For ninety years these photographs have been in this frame. It hung for decades on a farmhouse wall. Parents, aunts, uncles, siblings, cousins… my Bisnonna Cesca lovingly placing their photos all together after she got to Australia in 1934, while they remained in Italy, or went to America, Canada or other parts of Australia.
Given their stone houses had sat close in Italy, it must’ve felt so different for Cesca and Mico with their three children to be in an Australian timber house ‘on stumps’ amid orchards five miles from town. Loved ones once a short walk away in Italy, now in photographs, their conversations solely through letters.
As I seek out more about older family from my Calabria side, their surname meanings give little hints of lives once lived… Zappone – ‘worked the land’, Carrozza – ‘carriage driver’, Rizzitano – ‘curly haired’ (wish I’d inherited that!), or Solano – ‘facing the sun’. I love that Nanna Francesca’s maiden name means ‘facing the sun’, as she so loved it’s light and warmth.
‘Il sole non si dimentica di un villaggio perché è piccolo’ – the sun doesn’t forget a village just because it’s small. Just as we hold onto that which might be humble yet significant, a connection to the past that persists for many of us, generations on, even as we speak with different accents in other places.
As if a hidden force keeps drawing us back, to a place we’ve never been, to reconnect with family we’ve never met, to cook the old, spoken recipes and to seek out the stories of those in the fading photos…
Palmi, Calabria, deep in Italy’s south, where my Nanna Francesca was born. So many people warned me off going here, telling me it was too dangerous – including my own grandparents! But I’m eternally grateful Roger and I didn’t heed the warnings. For me, I think the pull of seeing the place of my Solano, Carrozza, Misale and Rizzitano ancestors was too great.

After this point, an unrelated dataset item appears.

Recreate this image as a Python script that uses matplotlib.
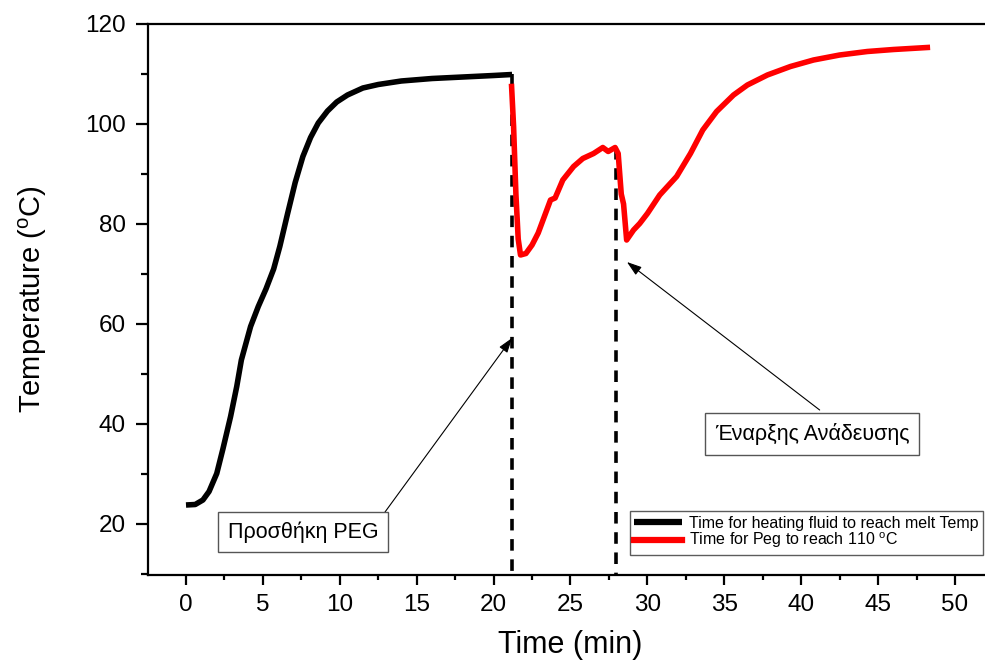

Another piece from my Italian great-grandmother, Bisnonna Francesca’s glory box… (Cesca in my books). This hand-embroidered pillow sham from 1920s Calabria travelled in the hull of a ship across the world to a new life in Australia and remained tucked away for many decades… a keepsake of another place and life that might have been.
Costa Viola…the Violet Coast of west Calabria (when I took this the violet colour of melding sea and sky seemed even more vibrant in reality).

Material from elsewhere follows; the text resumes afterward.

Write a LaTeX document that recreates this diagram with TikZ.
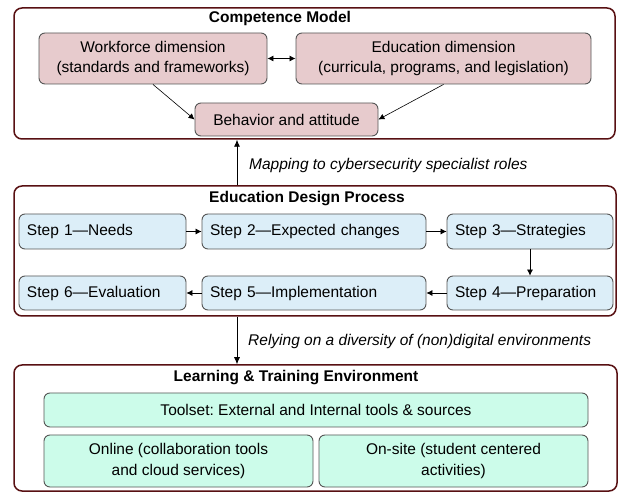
\documentclass[tikz,border=0pt]{standalone}
\usepackage{fontspec}
\setmainfont{Liberation Sans}
\usetikzlibrary{arrows.meta}

\definecolor{frame}{RGB}{88,16,18}
\definecolor{boxline}{RGB}{85,85,85}
\definecolor{compfill}{RGB}{231,203,205}
\definecolor{stepfill}{RGB}{220,238,248}
\definecolor{envfill}{RGB}{204,252,234}

\tikzset{
  group/.style={draw=frame, line width=1.5pt, rounded corners=8pt, inner sep=0pt},
  grouptitle/.style={font=\bfseries, inner sep=0pt},
  inbox/.style={draw=boxline, line width=0.9pt, rounded corners=6pt, inner sep=0pt, align=center},
  compbox/.style={inbox, fill=compfill},
  stepbox/.style={inbox, fill=stepfill, align=left, inner xsep=8pt, text width=#1-16pt},
  envbox/.style={inbox, fill=envfill},
  link/.style={-{Latex[length=7pt,width=6pt]}, line width=0.8pt},
  flow/.style={-{Latex[length=6pt,width=6pt]}, line width=0.6pt},
  note/.style={font=\itshape, anchor=west, inner sep=0pt}
}

\begin{document}
\begin{tikzpicture}[x=1pt, y=-1pt]
\fontsize{15.5}{20.5}\selectfont
\useasboundingbox (0,0) rectangle (619,494);

% Competence model
\node[group, minimum width=601pt, minimum height=131pt] (box1) at (314.5,73.5) {};
\node[grouptitle] (t1) at (280,18) {Competence Model};
\node[compbox, minimum width=228pt, minimum height=51pt] (wf) at (153,58.5)
  {Workforce dimension\\(standards and frameworks)};
\node[compbox, minimum width=295pt, minimum height=51pt] (ed) at (443.5,58.5)
  {Education dimension\\(curricula, programs, and legislation)};
\node[compbox, minimum width=183pt, minimum height=33pt] (beh) at (286.5,119.5)
  {Behavior and attitude};
\draw[{Latex[length=6pt,width=6pt]}-{Latex[length=6pt,width=6pt]}, line width=0.8pt] (wf.east) -- (ed.west);
\draw[flow] (wf.south) -- (beh.west);
\draw[flow] (ed.south) -- (beh.east);

% Education design process
\node[group, minimum width=602pt, minimum height=130pt] (box2) at (315,251) {};
\node[grouptitle] (t2) at (307,199) {Education Design Process};
\node[stepbox=167pt, minimum height=35pt] (s1) at (102.5,231.5) {Step 1---Needs};
\node[stepbox=224pt, minimum height=35pt] (s2) at (314,231.5) {Step 2---Expected changes};
\node[stepbox=166pt, minimum height=35pt] (s3) at (530,231.5) {Step 3---Strategies};
\node[stepbox=166pt, minimum height=34pt] (s4) at (530,293) {Step 4---Preparation};
\node[stepbox=224pt, minimum height=34pt] (s5) at (314,293) {Step 5---Implementation};
\node[stepbox=167pt, minimum height=34pt] (s6) at (102.5,293) {Step 6---Evaluation};
\draw[flow] (s1) -- (s2);
\draw[flow] (s2) -- (s3);
\draw[flow] (s3) -- (s4);
\draw[flow] (s4) -- (s5);
\draw[flow] (s5) -- (s6);

% Learning and training environment
\node[group, minimum width=603pt, minimum height=126pt] (box3) at (315.5,428) {};
\node[grouptitle] (t3) at (296,378) {Learning \& Training Environment};
\node[envbox, minimum width=544pt, minimum height=34pt] (tools) at (316,410)
  {Toolset:\ External and Internal tools \& sources};
\node[envbox, minimum width=269pt, minimum height=52pt] (online) at (178.5,461)
  {Online (collaboration tools\\and cloud services)};
\node[envbox, minimum width=269pt, minimum height=52pt] (onsite) at (453.5,461)
  {On-site (student centered\\activities)};

% Links between the three layers
\coordinate (spine) at (237,0);
\draw[link] (spine |- box2.north) -- (spine |- box1.south);
\node[note] (n1) at (249,165) {Mapping to cybersecurity specialist roles};
\draw[link] (spine |- box2.south) -- (spine |- box3.north);
\node[note] (n2) at (248,341) {Relying on a diversity of (non)digital environments};
\end{tikzpicture}
\end{document}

I first learnt of this town when reading Old Calabria by Norman Douglas (published 1915), and on the map it looked a good halfway point to stay between Palmi and Pompeii. This part of the old town reminded me of some of the lanes in Fossa, (not so the 40 degree heat at the time) and even though it appears not to have changed much over the years, the town was quite different to the one Douglas had encountered about a century before when brigands were still imprisoned in the castle.